Professor of English

On Sabbatical 06/01/2024 - 01/06/2025
Ben Click at the Center for Mark Twain Studies in Elmira, NY

Biography

Ben Click Ben Click, professor of English and director of the Mark Twain Lecture Series on American Humor and Culture, has taught at St. Mary’s College of Maryland for the last 25 years, and has been teaching in higher education since 1981. He has taught over 30 different courses in his career—courses in rhetoric and poetics, southern literature, American humor, Mark Twain, and all varieties of writing courses. He was the recipient of the 2014 Norton L. Dodge Award for Excellence in Teaching. In addition, Click has published articles, book chapters and book reviews on American humor, Mark Twain, and writing as well as a book-length study of Charlie Chaplin, “Refocusing Chaplin: A Screen Icon in Critical Contexts” (2013) with Larry Howe and Jim Caron. He has presented over 50 professional conference papers. In December 2023, he completed a five-year term as editor of The Mark Twain Annual. During that time, Click produced two Twain symposia for the Center for Mark Twain Studies at Elmira College in Elmira, New York.

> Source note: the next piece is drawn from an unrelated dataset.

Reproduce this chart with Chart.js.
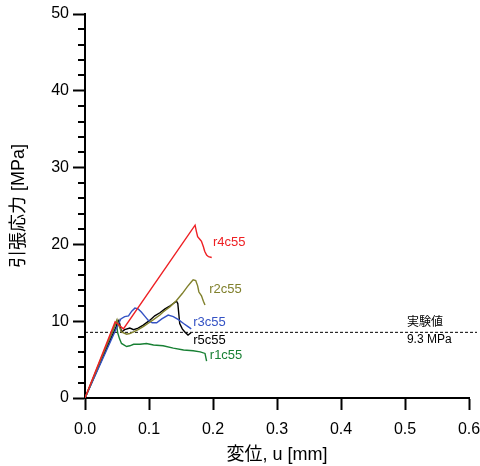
<!DOCTYPE html>
<html>
<head>
<meta charset="utf-8">
<script src="https://cdn.jsdelivr.net/npm/chart.js@4"></script>
<style>
  html, body { margin: 0; padding: 0; background: #fff; }
  #wrap { width: 480px; height: 466px; }
</style>
</head>
<body>
<div id="wrap"><canvas id="stressChart" width="480" height="466"></canvas></div>
<script>
// displacement u [mm] and tensile stress [MPa] for each specimen
const r4U = [0, 0.047, 0.053, 0.060, 0.172, 0.174, 0.176, 0.180, 0.182, 0.185, 0.187, 0.190, 0.193, 0.198];
const r4S = [0, 9.9, 9.5, 9.0, 22.5, 21.7, 21.0, 20.6, 20.4, 19.7, 19.1, 18.6, 18.4, 18.3];

const r2U = [0, 0.050, 0.052, 0.057, 0.065, 0.070, 0.076, 0.083, 0.091, 0.100, 0.107, 0.117, 0.122, 0.133, 0.143, 0.152, 0.160, 0.166, 0.169, 0.173, 0.176, 0.178, 0.182, 0.185, 0.1875];
const r2S = [0, 10.2, 9.6, 8.6, 8.3, 8.4, 8.6, 8.9, 9.3, 9.8, 10.2, 10.8, 11.2, 11.9, 12.7, 13.6, 14.5, 15.1, 15.4, 15.3, 14.6, 13.8, 13.3, 12.6, 12.1];

const r3U = [0, 0.052, 0.056, 0.062, 0.068, 0.073, 0.078, 0.083, 0.088, 0.094, 0.099, 0.105, 0.112, 0.120, 0.130, 0.138, 0.146, 0.154, 0.161, 0.166];
const r3S = [0, 9.6, 10.3, 10.6, 10.7, 11.3, 11.7, 11.6, 11.2, 10.6, 10.1, 9.8, 9.8, 10.3, 10.8, 10.6, 10.2, 9.7, 9.3, 9.0];

const r5U = [0, 0.053, 0.055, 0.057, 0.062, 0.070, 0.076, 0.083, 0.091, 0.101, 0.109, 0.117, 0.125, 0.133, 0.138, 0.143, 0.145, 0.148, 0.152, 0.156, 0.161, 0.1656];
const r5S = [0, 10.1, 9.4, 8.6, 8.9, 9.1, 8.9, 9.1, 9.5, 10.1, 10.7, 11.1, 11.6, 12.0, 12.3, 12.6, 12.3, 9.7, 9.0, 8.6, 8.2, 8.5];

const r1U = [0, 0.049, 0.051, 0.054, 0.057, 0.065, 0.070, 0.076, 0.086, 0.096, 0.107, 0.122, 0.138, 0.154, 0.169, 0.180, 0.1875, 0.190];
const r1S = [0, 9.9, 8.5, 7.7, 7.1, 6.7, 6.8, 7.0, 7.0, 7.1, 6.9, 6.8, 6.5, 6.25, 6.15, 6.0, 5.8, 4.8];

// experimental value line
const expU = [0, 0.6125];
const expS = [8.55, 8.55];

const seriesNames = ["r4c55", "r2c55", "r3c55", "r5c55", "r1c55"];
const xTicks = [0, 0.1, 0.2, 0.3, 0.4, 0.5, 0.6];
const yTicks = [0, 10, 20, 30, 40, 50];

const FONT = "'Liberation Sans', Arial, 'Noto Sans CJK JP', sans-serif";

function pts(us, ss) {
  return us.map((u, i) => ({ x: u, y: ss[i] }));
}

const colors = ["rgb(238,32,36)", "rgb(128,128,44)", "rgb(52,82,196)", "rgb(0,0,0)", "rgb(24,128,52)"];
const series = [pts(r4U, r4S), pts(r2U, r2S), pts(r3U, r3S), pts(r5U, r5S), pts(r1U, r1S)];

const datasets = series.map((d, i) => ({
  label: seriesNames[i],
  data: d,
  borderColor: colors[i],
  borderWidth: 1.4,
  pointRadius: 0,
  tension: 0,
  fill: false,
}));
datasets.push({
  label: "実験値",
  data: pts(expU, expS),
  borderColor: "#000",
  borderWidth: 1,
  borderDash: [3, 2],
  pointRadius: 0,
  clip: false,
});

// text next to the curves, placed in data units
const curveLabels = [
  { text: "r4c55", u: 0.200, s: 20.2, color: colors[0] },
  { text: "r2c55", u: 0.194, s: 14.1, color: colors[1] },
  { text: "r3c55", u: 0.169, s: 9.9, color: colors[2] },
  { text: "r5c55", u: 0.169, s: 7.55, color: colors[3] },
  { text: "r1c55", u: 0.195, s: 5.6, color: colors[4] },
];

const labelPlugin = {
  id: "labels",
  afterDatasetsDraw(chart) {
    const { ctx, scales: { x, y } } = chart;
    ctx.save();
    ctx.textBaseline = "middle";
    ctx.textAlign = "left";
    ctx.font = "13px " + FONT;
    curveLabels.forEach(l => {
      ctx.fillStyle = l.color;
      ctx.fillText(l.text, x.getPixelForValue(l.u), y.getPixelForValue(l.s));
    });
    ctx.fillStyle = "#000";
    ctx.font = "12px " + FONT;
    ctx.fillText("実験値", x.getPixelForValue(0.503), y.getPixelForValue(9.8));
    ctx.fillText("9.3 MPa", x.getPixelForValue(0.503), y.getPixelForValue(7.55));
    // minor y ticks
    ctx.strokeStyle = "#000";
    ctx.lineWidth = 2;
    y.ticks.forEach(t => {
      if (t.value % 10 !== 0) {
        const py = Math.round(y.getPixelForValue(t.value));
        ctx.beginPath();
        ctx.moveTo(x.left - 7, py);
        ctx.lineTo(x.left, py);
        ctx.stroke();
      }
    });
    ctx.restore();
  },
};

new Chart(document.getElementById("stressChart").getContext("2d"), {
  type: "line",
  data: { datasets },
  options: {
    responsive: false,
    animation: false,
    layout: { padding: { top: 14, right: 11, left: 0, bottom: 0 } },
    plugins: { legend: { display: false }, tooltip: { enabled: false } },
    scales: {
      x: {
        type: "linear",
        min: 0,
        max: 0.6,
        afterBuildTicks: (s) => { s.ticks = xTicks.map(v => ({ value: v })); },
        afterFit: (s) => { s.height = 68; s.paddingLeft = 0; s.paddingRight = 0; },
        border: { color: "#000", width: 2 },
        grid: { drawOnChartArea: false, tickLength: 12, tickColor: "#000", tickWidth: 2 },
        ticks: {
          color: "#000",
          padding: 10,
          font: { family: FONT, size: 16 },
          callback: (v) => v.toFixed(1),
        },
        title: {
          display: true,
          text: "変位, u [mm]",
          color: "#000",
          padding: { top: 0, bottom: 0 },
          font: { family: FONT, size: 18 },
        },
      },
      y: {
        type: "linear",
        min: 0,
        max: 50,
        afterBuildTicks: (s) => {
          const t = [];
          for (let v = 0; v <= 50; v += 2) t.push({ value: v });
          s.ticks = t;
        },
        afterFit: (s) => { s.width = 85; s.paddingTop = 0; s.paddingBottom = 0; },
        border: { color: "#000", width: 2 },
        grid: {
          drawOnChartArea: false,
          tickLength: 12,
          tickWidth: 2,
          tickColor: (c) => (c.tick && c.tick.value % 10 === 0 ? "#000" : "rgba(0,0,0,0)"),
        },
        ticks: {
          color: "#000",
          padding: 4,
          autoSkip: false,
          font: { family: FONT, size: 16 },
          callback: (v) => (yTicks.includes(v) ? String(v) : ""),
        },
        title: {
          display: true,
          text: "引張応力 [MPa]",
          color: "#000",
          padding: { top: 8, bottom: 0 },
          font: { family: FONT, size: 18 },
        },
      },
    },
  },
  plugins: [labelPlugin],
});
</script>
</body>
</html>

Areas of Research Specialization

  • Applied Rhetoric
  • American Humor
  • Mark Twain

Areas of Teaching Specialization

  • Rhetoric and Poetics; Rhetoric and Composition
  • Southern Literature
  • Mark Twain

Education

  • B.A. in English at Stephen F. Austin State University, 1980
  • M.A. in English at Stephen F. Austin State University, 1982
  • Ph.D. in English at The Pennsylvania State University, 1994

Awards

  • 2014 Norton L. Dodge Award for Teaching Excellence

Spotlight

  • Refocusing Chaplin: A Screen Icon through Critical Lenses

    One effective method of teaching theory is to focus on a popular text and provide competing interpretations. Howe, Caron, and Click gather a cluster of such perspectives as they converge on the polysemic, iconic auteur filmmaker Charlie Chaplin. Offering a wide range of theoretical perspectives–Marxism, feminism, psychoanalysis–contributors exhume and dissect the body of Chaplin and his work, studying his screen persona and public celebrity. The approach serves both to highlight neglected aspects of the complex artist and to illumine theory. Charles Maland's introductory essay inaugurates this conversation by exploring the enduring appeal of both Chaplin and his cinematic persona Charlie. In his phenomenological study of Charlie's kinesic slapstick, Caron shows the clown as clumsy fool, 'ironic trickster,' and comic acrobat. Several essays offer particularly fascinating perspectives, especially Cynthia Miller's 'A Heart of Gold: Charlie and the Dance Hall Girls' and Click's rhetorical analysis of The Great Dictator. The critical collisions and cross-fertilizations among the contributors foster a lively, worthwhile intellectual exchange.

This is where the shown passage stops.